**DATA SHOWN:**
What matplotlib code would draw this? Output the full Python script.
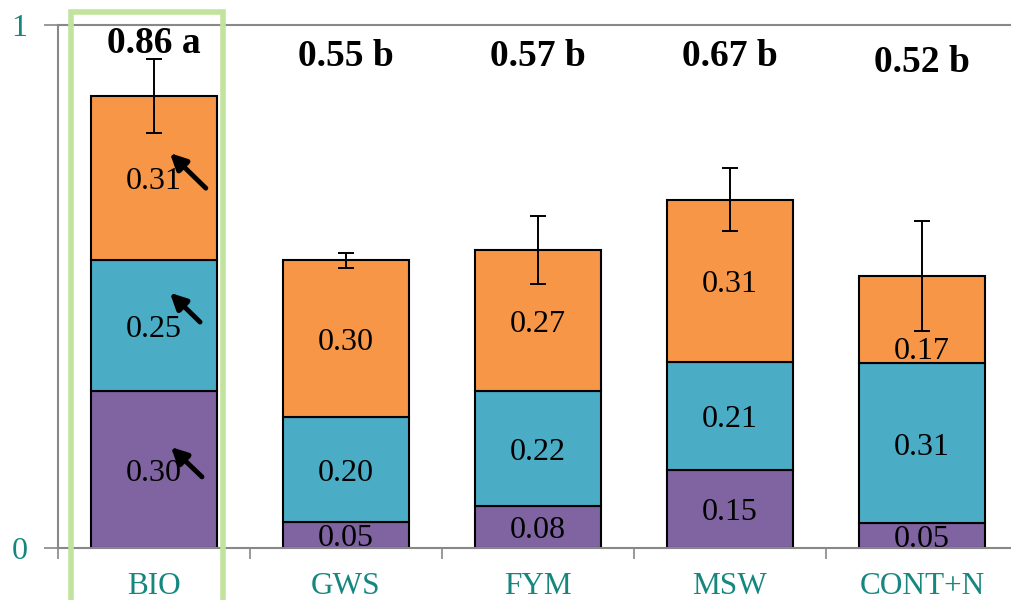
import matplotlib.pyplot as plt
import matplotlib.patheffects as pe
from matplotlib.patches import Rectangle
import numpy as np

# data
categories = ['BIO', 'GWS', 'FYM', 'MSW', 'CONT+N']
purple = [0.30, 0.05, 0.08, 0.15, 0.047]
blue = [0.25, 0.20, 0.22, 0.206, 0.306]
orange = [0.314, 0.30, 0.27, 0.31, 0.167]
errors = [0.071, 0.014, 0.065, 0.060, 0.106]
totals_text = ['0.86 a', '0.55 b', '0.57 b', '0.67 b', '0.52 b']

# layout
total_label_y = [0.946, 0.922, 0.922, 0.922, 0.911]
teal = '#16877f'
colors = ['#8064A2', '#4BACC6', '#F79646']

plt.rcParams['font.family'] = ['Liberation Serif', 'DejaVu Serif']

fig = plt.figure(figsize=(10.12, 6.0), dpi=100)
ax = fig.add_axes([58 / 1012, 52 / 600, 960 / 1012, 523 / 600])

x = np.arange(len(categories))
width = 0.66
bottom = np.zeros(len(categories))
for vals, col in zip([purple, blue, orange], colors):
    vals = np.array(vals)
    ax.bar(x, vals, width, bottom=bottom, color=col, edgecolor='black', linewidth=1.5, zorder=2)
    for i, v in enumerate(vals):
        yc = bottom[i] + v / 2 - 0.007
        if col == colors[2] and i == 4:
            yc -= 0.053
        ax.text(x[i], yc, '%.2f' % v, ha='center', va='center', fontsize=23, color='black', zorder=4)
    bottom += vals

ax.errorbar(x, bottom, yerr=errors, fmt='none', ecolor='black', elinewidth=1.4,
            capsize=5.5, capthick=1.4, zorder=3)

for i, t in enumerate(totals_text):
    ax.text(x[i], total_label_y[i], t, ha='center', va='baseline', fontsize=27,
            fontweight='bold', color='black')

# arrows in the BIO bar
heads = [(0.083, 0.755), (0.083, 0.488), (0.088, 0.193)]
tails = [(0.27, 0.688), (0.24, 0.432), (0.25, 0.136)]
for h, t in zip(heads, tails):
    ax.annotate('', xy=h, xytext=t,
                arrowprops=dict(arrowstyle='-|>', lw=3.5, color='black', mutation_scale=24,
                                shrinkA=0, shrinkB=0,
                                path_effects=[pe.withSimplePatchShadow(offset=(1.5, -1.5), alpha=0.4)]),
                zorder=5)

ax.set_xlim(-0.5, len(categories) - 0.5)
ax.set_ylim(0, 1)
ax.set_yticks([0, 1])
ax.set_yticklabels(['0', '1'])
ax.set_xticks(np.arange(len(categories) + 1) - 0.5)
ax.set_xticklabels([])
ax.set_xticks(x, minor=True)
ax.set_xticklabels(categories, minor=True)
ax.tick_params(axis='x', which='major', length=8, width=1.2, color='#888888', direction='out')
ax.tick_params(axis='x', which='minor', length=0, pad=17, labelsize=22.5, labelcolor=teal)
ax.tick_params(axis='y', length=10, width=1.2, color='#888888', pad=12, labelsize=23, labelcolor=teal)
ax.axhline(1, color='#888888', lw=1.5, clip_on=False, zorder=1)

for s in ['top', 'right']:
    ax.spines[s].set_visible(False)
for s in ['left', 'bottom']:
    ax.spines[s].set_color('#888888')
    ax.spines[s].set_linewidth(1.5)

# green highlight box around BIO
fig.patches.append(Rectangle((71 / 1012, -0.05), 152 / 1012, 1.05 - 12 / 600, fill=False,
                             edgecolor='#c2e39e', linewidth=4, transform=fig.transFigure,
                             zorder=10))

fig.savefig('out.png', dpi=100)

**PROBLEM TO SOLVE:** Transcribe each line above verbatim, with the pictures left out.

**COMPLETE ANSWER:**
What matplotlib code would draw this? Output the full Python script.
import matplotlib.pyplot as plt
import matplotlib.patheffects as pe
from matplotlib.patches import Rectangle
import numpy as np

# data
categories = ['BIO', 'GWS', 'FYM', 'MSW', 'CONT+N']
purple = [0.30, 0.05, 0.08, 0.15, 0.047]
blue = [0.25, 0.20, 0.22, 0.206, 0.306]
orange = [0.314, 0.30, 0.27, 0.31, 0.167]
errors = [0.071, 0.014, 0.065, 0.060, 0.106]
totals_text = ['0.86 a', '0.55 b', '0.57 b', '0.67 b', '0.52 b']

# layout
total_label_y = [0.946, 0.922, 0.922, 0.922, 0.911]
teal = '#16877f'
colors = ['#8064A2', '#4BACC6', '#F79646']

plt.rcParams['font.family'] = ['Liberation Serif', 'DejaVu Serif']

fig = plt.figure(figsize=(10.12, 6.0), dpi=100)
ax = fig.add_axes([58 / 1012, 52 / 600, 960 / 1012, 523 / 600])

x = np.arange(len(categories))
width = 0.66
bottom = np.zeros(len(categories))
for vals, col in zip([purple, blue, orange], colors):
    vals = np.array(vals)
    ax.bar(x, vals, width, bottom=bottom, color=col, edgecolor='black', linewidth=1.5, zorder=2)
    for i, v in enumerate(vals):
        yc = bottom[i] + v / 2 - 0.007
        if col == colors[2] and i == 4:
            yc -= 0.053
        ax.text(x[i], yc, '%.2f' % v, ha='center', va='center', fontsize=23, color='black', zorder=4)
    bottom += vals

ax.errorbar(x, bottom, yerr=errors, fmt='none', ecolor='black', elinewidth=1.4,
            capsize=5.5, capthick=1.4, zorder=3)

for i, t in enumerate(totals_text):
    ax.text(x[i], total_label_y[i], t, ha='center', va='baseline', fontsize=27,
            fontweight='bold', color='black')

# arrows in the BIO bar
heads = [(0.083, 0.755), (0.083, 0.488), (0.088, 0.193)]
tails = [(0.27, 0.688), (0.24, 0.432), (0.25, 0.136)]
for h, t in zip(heads, tails):
    ax.annotate('', xy=h, xytext=t,
                arrowprops=dict(arrowstyle='-|>', lw=3.5, color='black', mutation_scale=24,
                                shrinkA=0, shrinkB=0,
                                path_effects=[pe.withSimplePatchShadow(offset=(1.5, -1.5), alpha=0.4)]),
                zorder=5)

ax.set_xlim(-0.5, len(categories) - 0.5)
ax.set_ylim(0, 1)
ax.set_yticks([0, 1])
ax.set_yticklabels(['0', '1'])
ax.set_xticks(np.arange(len(categories) + 1) - 0.5)
ax.set_xticklabels([])
ax.set_xticks(x, minor=True)
ax.set_xticklabels(categories, minor=True)
ax.tick_params(axis='x', which='major', length=8, width=1.2, color='#888888', direction='out')
ax.tick_params(axis='x', which='minor', length=0, pad=17, labelsize=22.5, labelcolor=teal)
ax.tick_params(axis='y', length=10, width=1.2, color='#888888', pad=12, labelsize=23, labelcolor=teal)
ax.axhline(1, color='#888888', lw=1.5, clip_on=False, zorder=1)

for s in ['top', 'right']:
    ax.spines[s].set_visible(False)
for s in ['left', 'bottom']:
    ax.spines[s].set_color('#888888')
    ax.spines[s].set_linewidth(1.5)

# green highlight box around BIO
fig.patches.append(Rectangle((71 / 1012, -0.05), 152 / 1012, 1.05 - 12 / 600, fill=False,
                             edgecolor='#c2e39e', linewidth=4, transform=fig.transFigure,
                             zorder=10))

fig.savefig('out.png', dpi=100)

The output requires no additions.